What a difference we'd make in the lives of the young women around us if we told them this, and often. I love to look nice as much as msot any other woman does, but we are their real role models. We are the ones they watch on a daily basis. We are close enough for them to touch and hear. If we're busy obsessing over our appearance, they are going to notice.
I love to exercise, every day if I can. I place great emphasis on the fact that if I don't I just don't feel as healthy. I am slower to stay on task during the day and besides that, I'm just not as happy. I talk to my daughter about why I focus on being healthy, and what that really means. We enjoy eating, but we're thoughtful of how we treat our bodies. It's tough achieving a healthy balance of how much focus we put on this kind of thing. I've answered a lot of questions from her about being thin and eating fattening foods and working out. She's 8 and has obviosuly already noticed the wordly obsession over this. But I hope she remembers what I've taught her, that Heavenly Father made us the way he made us and that healthy people come in all different shapes and sizes. Our only responsibility is to respect our bodies, and we can't do that when we're gluttonous or idle.Sister Tanner's mother taught her daughter the Christlike principle of selflessness. "Charity, or the pure love of Christ, “envieth not, and is not puffed up, seeketh not her own” (Moroni 7:45). When we become other-oriented, or selfless, we develop an inner beauty of spirit that glows in our outward appearance.
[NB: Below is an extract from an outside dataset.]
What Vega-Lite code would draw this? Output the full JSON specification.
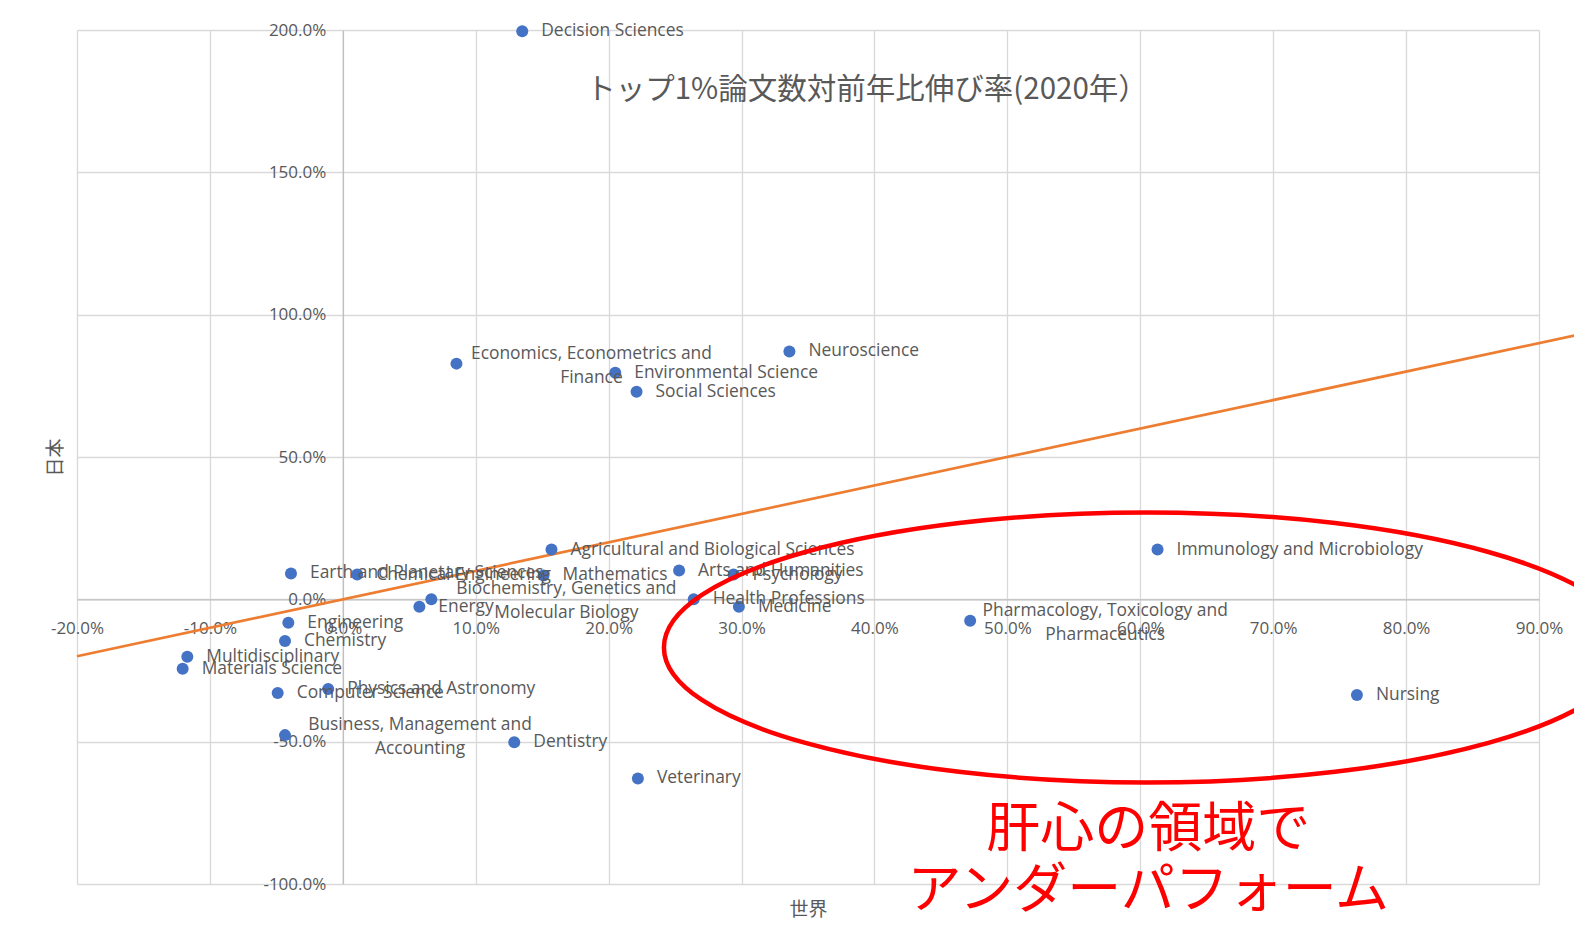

This is how we make ourselves in the Lord’s image rather than the world’s and receive His image in our countenances.
Our late President Hinckley spoke of this very kind of beauty that comes as we learn to respect body, mind, and spirit when he said: “Of all the creations of the Almighty, there is none more beautiful, none more inspiring than a lovely daughter of God who walks in virtue with an understanding of why she should do so, who honors and respects her body as a thing sacred and divine, who cultivates her mind and constantly enlarges the horizon of her understanding, who nurtures her spirit with everlasting truth” (“Understanding Our Divine Nature,” Liahona, Feb. 2002, 24; “Our Responsibility to Our Young Women,” Ensign, Sept. 1988)
I hope more young girls see the potential they have to be beautiful inside and out. And that the effort they put into nourishing what is inside will show on the outside. The possibilities are endless for our girls, there are few limitations before them and we've worked hard to make it that way.
One of the sweet older sisters that attended our activity last night leaned over to me during the make-iup demonstration and said, "You know, the best make-up you can wear is a smile." And she is so right. One can hardly fail to notice true happiness, and vibrance and surety. That is where the true beauty lies in each of us.